Problem description: Print exactly the lines that run from the line containing "What matplotlib code" to the line containing "import matplotlib.pyplot as plt", both included, and nothing else; pictures stay out.

--- begin Extracted records ---

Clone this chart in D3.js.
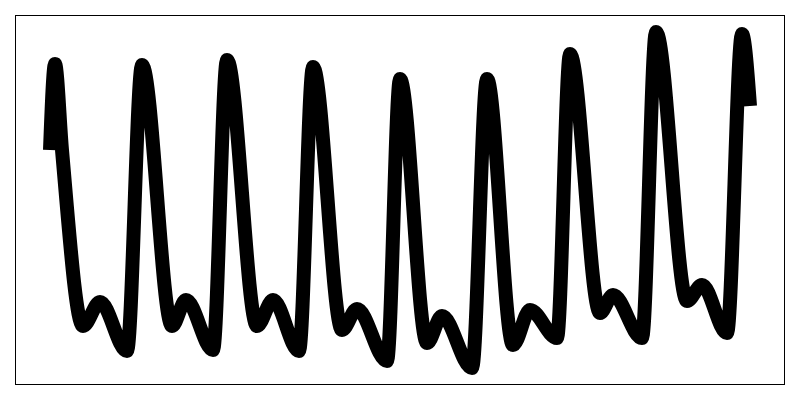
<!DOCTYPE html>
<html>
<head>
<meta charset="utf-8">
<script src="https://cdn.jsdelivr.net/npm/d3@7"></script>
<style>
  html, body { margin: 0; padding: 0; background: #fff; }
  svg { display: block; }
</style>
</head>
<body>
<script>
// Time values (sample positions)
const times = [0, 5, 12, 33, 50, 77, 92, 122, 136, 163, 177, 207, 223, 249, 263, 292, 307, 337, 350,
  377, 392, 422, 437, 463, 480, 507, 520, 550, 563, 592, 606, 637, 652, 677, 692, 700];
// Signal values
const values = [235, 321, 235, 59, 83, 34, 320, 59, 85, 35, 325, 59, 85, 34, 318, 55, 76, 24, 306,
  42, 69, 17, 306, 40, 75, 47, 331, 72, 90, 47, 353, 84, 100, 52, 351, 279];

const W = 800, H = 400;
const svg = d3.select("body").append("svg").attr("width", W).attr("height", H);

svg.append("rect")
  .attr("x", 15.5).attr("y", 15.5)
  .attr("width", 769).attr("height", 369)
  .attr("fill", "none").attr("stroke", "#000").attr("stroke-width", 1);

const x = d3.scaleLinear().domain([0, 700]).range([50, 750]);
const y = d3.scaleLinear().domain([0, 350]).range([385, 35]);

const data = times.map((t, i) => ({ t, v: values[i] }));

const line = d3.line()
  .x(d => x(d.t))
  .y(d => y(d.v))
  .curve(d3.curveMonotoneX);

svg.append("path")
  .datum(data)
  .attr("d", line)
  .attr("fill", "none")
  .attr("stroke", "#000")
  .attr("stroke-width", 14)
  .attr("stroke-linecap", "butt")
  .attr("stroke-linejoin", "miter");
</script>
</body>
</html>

--- end Extracted records ---
--- begin Extracted records ---

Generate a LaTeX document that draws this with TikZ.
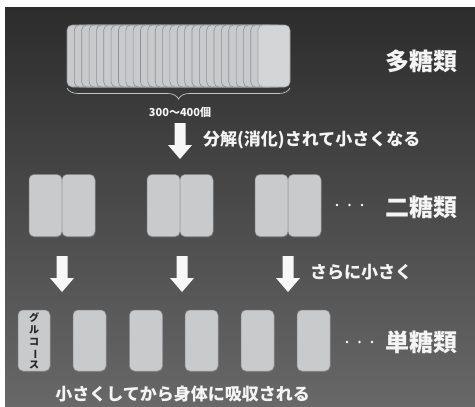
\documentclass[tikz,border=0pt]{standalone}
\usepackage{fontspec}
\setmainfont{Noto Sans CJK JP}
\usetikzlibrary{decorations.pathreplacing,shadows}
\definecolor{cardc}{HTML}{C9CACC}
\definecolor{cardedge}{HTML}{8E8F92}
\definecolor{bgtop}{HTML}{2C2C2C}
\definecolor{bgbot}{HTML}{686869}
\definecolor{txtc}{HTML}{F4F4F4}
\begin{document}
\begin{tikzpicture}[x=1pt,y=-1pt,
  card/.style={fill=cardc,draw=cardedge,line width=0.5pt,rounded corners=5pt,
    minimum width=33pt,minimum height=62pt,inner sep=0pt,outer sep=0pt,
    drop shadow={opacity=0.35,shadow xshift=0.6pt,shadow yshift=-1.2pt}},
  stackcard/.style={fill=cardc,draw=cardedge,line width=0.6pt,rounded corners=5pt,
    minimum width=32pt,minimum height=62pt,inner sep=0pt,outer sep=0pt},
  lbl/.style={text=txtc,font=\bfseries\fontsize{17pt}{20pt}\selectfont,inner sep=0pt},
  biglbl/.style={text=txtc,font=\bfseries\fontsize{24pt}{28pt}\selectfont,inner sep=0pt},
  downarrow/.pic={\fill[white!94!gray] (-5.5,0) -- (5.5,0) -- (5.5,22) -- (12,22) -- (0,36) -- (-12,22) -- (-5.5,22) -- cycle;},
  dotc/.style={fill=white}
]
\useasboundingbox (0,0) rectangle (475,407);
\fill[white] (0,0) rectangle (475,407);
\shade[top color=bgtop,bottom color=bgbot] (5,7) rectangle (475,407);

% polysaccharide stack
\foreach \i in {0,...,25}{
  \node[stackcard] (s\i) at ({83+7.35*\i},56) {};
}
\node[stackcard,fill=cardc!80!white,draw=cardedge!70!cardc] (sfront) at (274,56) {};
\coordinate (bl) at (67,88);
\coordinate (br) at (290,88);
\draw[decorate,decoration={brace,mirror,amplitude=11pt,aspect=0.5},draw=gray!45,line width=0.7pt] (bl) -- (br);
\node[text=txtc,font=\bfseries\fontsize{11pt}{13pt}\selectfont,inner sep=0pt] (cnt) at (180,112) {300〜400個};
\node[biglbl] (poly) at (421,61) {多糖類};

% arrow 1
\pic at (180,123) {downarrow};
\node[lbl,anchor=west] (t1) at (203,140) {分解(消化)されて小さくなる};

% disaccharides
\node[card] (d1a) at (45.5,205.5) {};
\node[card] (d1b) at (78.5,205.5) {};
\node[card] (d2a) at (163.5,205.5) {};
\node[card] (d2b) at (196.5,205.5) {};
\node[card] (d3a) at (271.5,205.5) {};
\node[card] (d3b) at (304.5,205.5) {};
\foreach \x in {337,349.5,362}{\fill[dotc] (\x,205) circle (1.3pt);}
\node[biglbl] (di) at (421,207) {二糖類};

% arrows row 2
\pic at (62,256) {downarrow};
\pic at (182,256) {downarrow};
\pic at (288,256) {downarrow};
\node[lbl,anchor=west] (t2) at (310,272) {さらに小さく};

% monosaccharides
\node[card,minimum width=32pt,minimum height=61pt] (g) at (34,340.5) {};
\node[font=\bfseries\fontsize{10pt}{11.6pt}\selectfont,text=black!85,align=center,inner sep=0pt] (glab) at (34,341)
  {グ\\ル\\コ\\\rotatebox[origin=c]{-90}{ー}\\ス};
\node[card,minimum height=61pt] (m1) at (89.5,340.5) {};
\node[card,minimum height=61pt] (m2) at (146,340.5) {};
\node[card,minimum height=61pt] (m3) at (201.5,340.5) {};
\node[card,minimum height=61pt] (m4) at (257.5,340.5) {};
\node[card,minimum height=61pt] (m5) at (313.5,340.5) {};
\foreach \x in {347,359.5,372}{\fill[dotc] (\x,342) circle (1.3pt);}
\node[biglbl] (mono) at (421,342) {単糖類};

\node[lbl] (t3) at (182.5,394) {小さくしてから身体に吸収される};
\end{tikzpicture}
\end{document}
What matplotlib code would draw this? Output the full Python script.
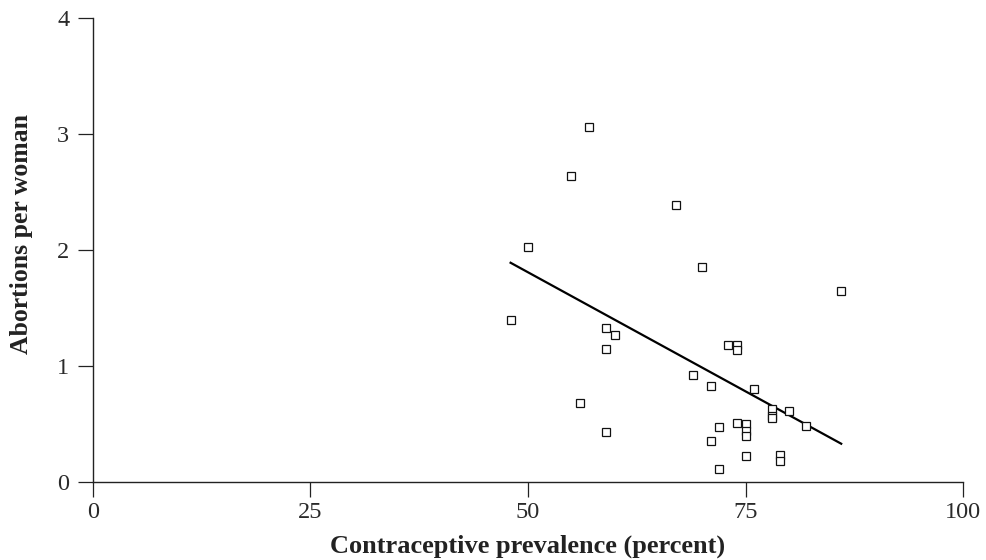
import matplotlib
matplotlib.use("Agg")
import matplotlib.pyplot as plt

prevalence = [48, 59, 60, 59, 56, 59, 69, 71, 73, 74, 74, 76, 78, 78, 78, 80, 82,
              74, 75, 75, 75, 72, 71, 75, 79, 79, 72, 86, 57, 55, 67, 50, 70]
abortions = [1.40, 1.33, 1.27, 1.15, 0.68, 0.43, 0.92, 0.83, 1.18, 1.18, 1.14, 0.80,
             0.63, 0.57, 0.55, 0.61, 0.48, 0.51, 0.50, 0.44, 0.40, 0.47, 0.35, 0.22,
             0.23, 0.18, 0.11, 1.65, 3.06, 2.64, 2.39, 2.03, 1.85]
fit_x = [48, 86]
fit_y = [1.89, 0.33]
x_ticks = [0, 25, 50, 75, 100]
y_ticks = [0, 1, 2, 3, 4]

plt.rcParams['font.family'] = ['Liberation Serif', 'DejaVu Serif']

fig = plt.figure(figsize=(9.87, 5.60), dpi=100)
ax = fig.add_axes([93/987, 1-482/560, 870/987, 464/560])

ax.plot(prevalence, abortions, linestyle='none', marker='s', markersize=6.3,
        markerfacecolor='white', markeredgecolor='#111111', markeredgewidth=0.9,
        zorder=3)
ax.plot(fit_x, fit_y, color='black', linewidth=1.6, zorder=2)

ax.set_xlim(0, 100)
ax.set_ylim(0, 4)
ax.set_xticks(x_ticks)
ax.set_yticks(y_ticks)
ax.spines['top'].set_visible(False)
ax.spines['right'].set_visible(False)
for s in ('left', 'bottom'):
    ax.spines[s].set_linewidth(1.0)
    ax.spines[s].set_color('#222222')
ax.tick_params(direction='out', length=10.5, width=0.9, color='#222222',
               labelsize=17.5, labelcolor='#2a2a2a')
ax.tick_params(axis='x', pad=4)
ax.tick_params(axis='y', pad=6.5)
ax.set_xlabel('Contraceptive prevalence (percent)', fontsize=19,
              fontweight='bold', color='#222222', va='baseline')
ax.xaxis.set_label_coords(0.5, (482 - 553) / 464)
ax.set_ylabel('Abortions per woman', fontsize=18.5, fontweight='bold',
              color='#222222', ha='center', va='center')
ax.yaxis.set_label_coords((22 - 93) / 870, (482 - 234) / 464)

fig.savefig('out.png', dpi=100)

--- end Extracted records ---

Exercise solution:
What matplotlib code would draw this? Output the full Python script.
import matplotlib
matplotlib.use("Agg")
import matplotlib.pyplot as plt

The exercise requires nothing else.